17. Hukuk Dairesi 2009/7679 E. , 2010/1544 K.
"İçtihat Metni"MAHKEMESİ :Asliye Hukuk Mahkemesi
Taraflar arasındaki rücuen tazminat davasının yapılan yargılaması sonunda; kararda yazılı nedenlerden dolayı davanın kısmen kabulüne dair verilen hükmün, süresi içinde davacı vekili ile davalı ... vekilince temyiz edilmesi üzerine, dosya incelendi, gereği düşünüldü:
-K A R A R-
Davacı vekili, müvekkili şirkete kasko sigortalı araca, davalı ...’in malik, diğer davalıların murisi ... ’ın sürücüsü oldukları aracın asli kusurlu olarak çarpması sonucu hasar meydana geldiğini belirterek, sigortalısına ödediği 41.787.00 TL tazminattan, fazlaya dair haklar saklı kalmak üzere, 16.340.00 TL’nın ödeme tarihinden itibaren işleyecek reeskont faiziyle birlikte davalılardan tahsiline karar verilmesini talep etmiştir.
Davalı ... vekili cevap dilekçesinde, kusur oranına ve tazminat miktarına itiraz ederek, davanın reddini savunmuştur.
Davalı ... Keleş, duruşmaya gelmemiş ve davaya cevap vermemiştir.
Diğer davalılar, davanın reddini savunmuştur.
Mahkemece, toplanan delillere, benimsenen bilirkişi raporuna ve kusur durumuna göre, davanın kısmen kabulü ile, 8.865.50 TL’nın, 21.09.2005 ödeme tarihinden itibaren işleyecek yasal faizi ile birlikte davalılar ... ve ...’tan (Kendisine asaleten, ... ’a velayeten) tahsiline, fazla talebin reddine, mirasçı olmayan diğer davalılar hakkında karar verilmesine yer
olmadığına karar verilmiş; hüküm, davacı vekili ile davalı ... vekilince temyiz edilmiştir.
1-Dava, TTK.’nun 1301. maddesinden kaynaklanan rücuen tazminat istemine ilişkindir.
Davacı vekilinin dava dilekçesinde, sigortalıya ödenen 41.787.00 TL tazminattan, kusur durumları da nazara alınarak, fazlaya dair talep hakkı saklı kalmak üzere istediği 16.340.00 TL tazminatın, hangi hesaplama yöntemine göre belirlendiği dosya kapsamından anlaşılamamıştır. Davacı vekiline bu husus ayrıntılı olarak açıklattırılmadan hüküm kurulması doğru görülmemiştir.

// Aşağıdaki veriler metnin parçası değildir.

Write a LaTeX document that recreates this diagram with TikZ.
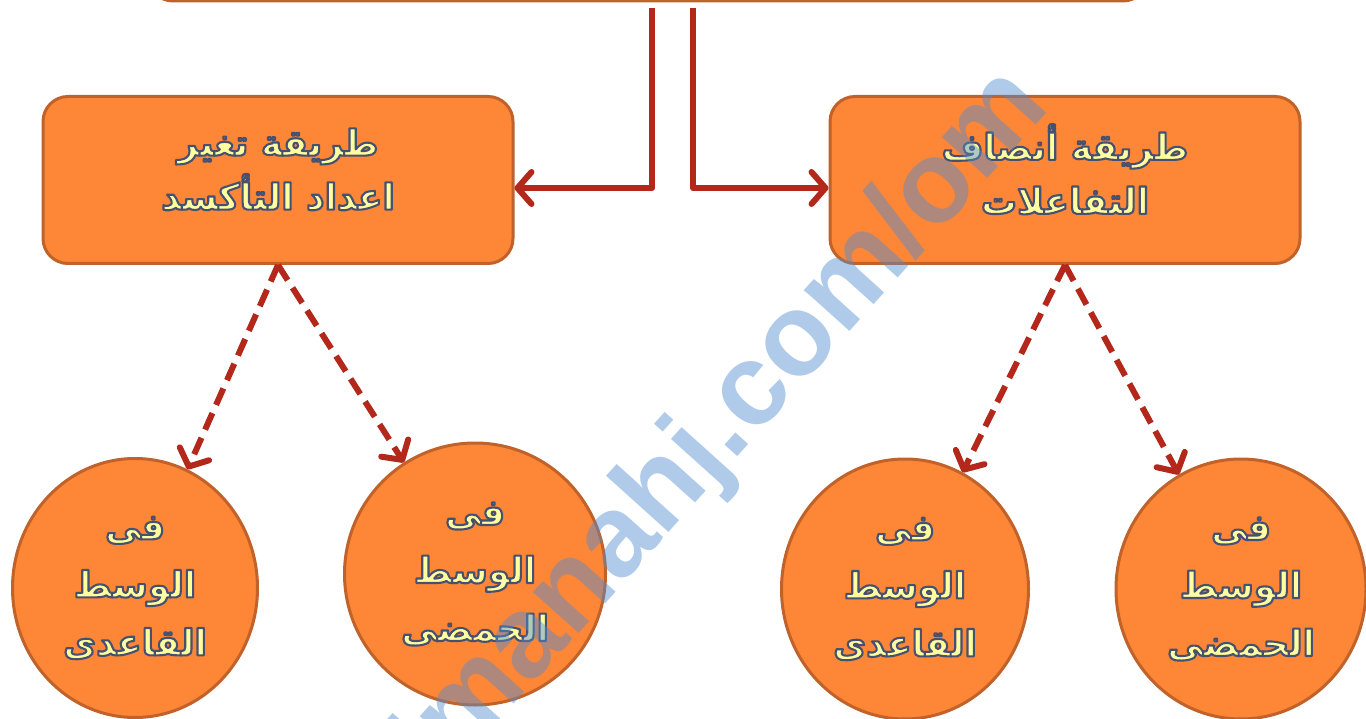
\documentclass[tikz,border=0pt]{standalone}
\usepackage{fontspec}
\usetikzlibrary{shapes.geometric,arrows.meta}
\TeXXeTstate=1
\newfontfamily\arfont[Script=Arabic]{DejaVu Sans}
\newfontfamily\wmfont{Liberation Sans}
\definecolor{boxfill}{RGB}{253,134,55}
\definecolor{boxedge}{RGB}{192,98,42}
\definecolor{arrowred}{RGB}{179,40,26}
\definecolor{txtyellow}{RGB}{255,255,160}
\definecolor{wmblue}{RGB}{80,140,210}
\newcommand{\gl}[1]{\special{pdf:literal direct q 0.275 0.314 0.44 RG 2.1 w 1 j 2 Tr}\beginR #1\endR\special{pdf:literal direct 0 Tr Q}}
\tikzset{
  rbox/.style={draw=boxedge, line width=3pt, fill=boxfill, rounded corners=25pt,
    minimum width=470pt, minimum height=167pt, text=txtyellow, text depth=22pt,
    font=\arfont\bfseries\fontsize{36}{54}\selectfont, align=center},
  oval/.style={ellipse, draw=boxedge, line width=3pt, fill=boxfill, inner sep=0pt,
    text=txtyellow, font=\arfont\bfseries\fontsize{36}{58}\selectfont, align=center},
  link/.style={draw=arrowred, line width=6pt, line join=round,
    -{Straight Barb[length=14pt,width=32pt,round]}},
  dlink/.style={link, dash pattern=on 18pt off 9pt}
}
\begin{document}
\begin{tikzpicture}[x=1pt,y=-1pt]
\path[use as bounding box] (0,0) rectangle (1366,719);
\clip (0,0) rectangle (1366,719);
\fill[white] (0,0) rectangle (1366,719);
\node[draw=boxedge, line width=3pt, fill=boxfill, rounded corners=25pt,
  minimum width=1000pt, minimum height=200pt] (top) at (648,-99) {};
\coordinate (tl) at (652,8);
\coordinate (tr) at (693,8);
\node[rbox] (lbox) at (278,180) {\gl{طريقة تغير}\\\gl{اعداد التأكسد}};
\node[rbox] (rbox) at (1065,180) {\gl{طريقة أنصاف}\\\gl{التفاعلات}};
\node[oval, minimum width=245pt, minimum height=259pt] (c1) at (135,588)
  {\gl{فى}\\\gl{الوسط}\\\gl{القاعدى}};
\node[oval, minimum width=261pt, minimum height=262pt] (c2) at (475,574)
  {\gl{فى}\\\gl{الوسط}\\\gl{الحمضى}};
\node[oval, minimum width=247pt, minimum height=260pt] (c3) at (905,589)
  {\gl{فى}\\\gl{الوسط}\\\gl{القاعدى}};
\node[oval, minimum width=250pt, minimum height=260pt] (c4) at (1241,589)
  {\gl{فى}\\\gl{الوسط}\\\gl{الحمضى}};
\draw[link] (tl) |- ([yshift=-8pt]lbox.east);
\draw[link] (tr) |- ([yshift=-8pt]rbox.west);
\draw[dlink] (lbox.south) -- (c1);
\draw[dlink] (lbox.south) -- (c2);
\draw[dlink] (rbox.south) -- (c3);
\draw[dlink] (rbox.south) -- (c4);
\node[rotate=48, anchor=base west, text=wmblue, opacity=0.45, inner sep=0pt,
  font=\wmfont\bfseries\fontsize{116}{116}\selectfont] (wm) at (396,836) {almanahj.com/om};
\end{tikzpicture}
\end{document}
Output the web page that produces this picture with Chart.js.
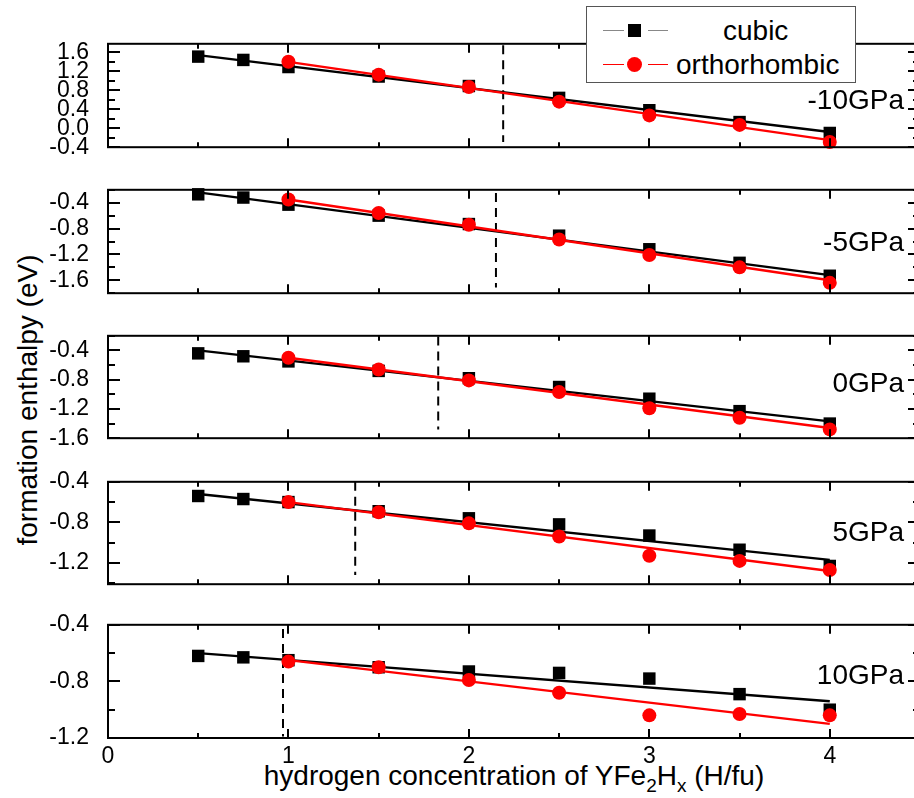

2-Dosyada mevcut kaza tespit tutanağında; davalı tarafa ait araç sürücüsü ... aynı istikamette önünde seyretmekte olan davacı aracına arkadan çarptığından birince derecede kusurlu, davacıya sigortalı araç sürücüsü ... ise, çarpmanın etkisi ile aracının hakimiyetini kaybederek, güvenli mesafeden takip etmediği önündeki araca çarptığından ikinci derecede kusurlu olarak belirtilmiştir. Hükme esas alının bilirkişi raporunda ise, kazaya karışan diğer araç sürücülerinin ve tanıkların beyanına göre, olayın oluşumu kaza tutanağında açıklandığı şekilden farklı kabul edilerek, davacı aracının önündeki dava dışı araca arkadan çarptıktan sonra, davalı aracının da arkadan gelip davacı aracına arkadan çarptığı, davalı tarafın, davacı aracının ön kısmındaki hasardan değil, arka kısmında meydana gelen hasarın tamamından (%100 oranında kusurlu) sorumlu olduğu belirlenmiştir. Olayın oluşumu yönünden kaza tespit tutanağı ile bilirkişi raporu arasındaki çelişki giderilmeden hüküm kurulmaz.
Bu durumda mahkemece, kaza tespit tutanağı ile rapor arasındaki çelişkinin giderilmesi için, İTÜ Trafik Kürsüsü veya Karayolları Genel Müdürlüğü Trafik Fen Heyeti gibi kuruluşlardan seçilecek yeni bir bilirkişi heyetinden kusur ve hasar yönünden, ayrıntılı ve gerekçeli rapor alınıp, sonucuna göre karar verilmesi gerekirken, eksik inceleme ile yazılı şekilde hüküm kurulması doğru görülmemiştir.
SONUÇ: Yukarıda (1) ve (2) nolu bentlerde açıklanan nedenlerle, davacı vekili ile davalı ... vekilinin temyiz itirazlarının kabulü ile, hükmün adı geçenler yararına BOZULMASINA, peşin alınan harcın istek halinde temyiz eden davacı ve davalı ... "a geri verilmesine 24.2.2010 tarihinde oybirliğiyle karar verildi.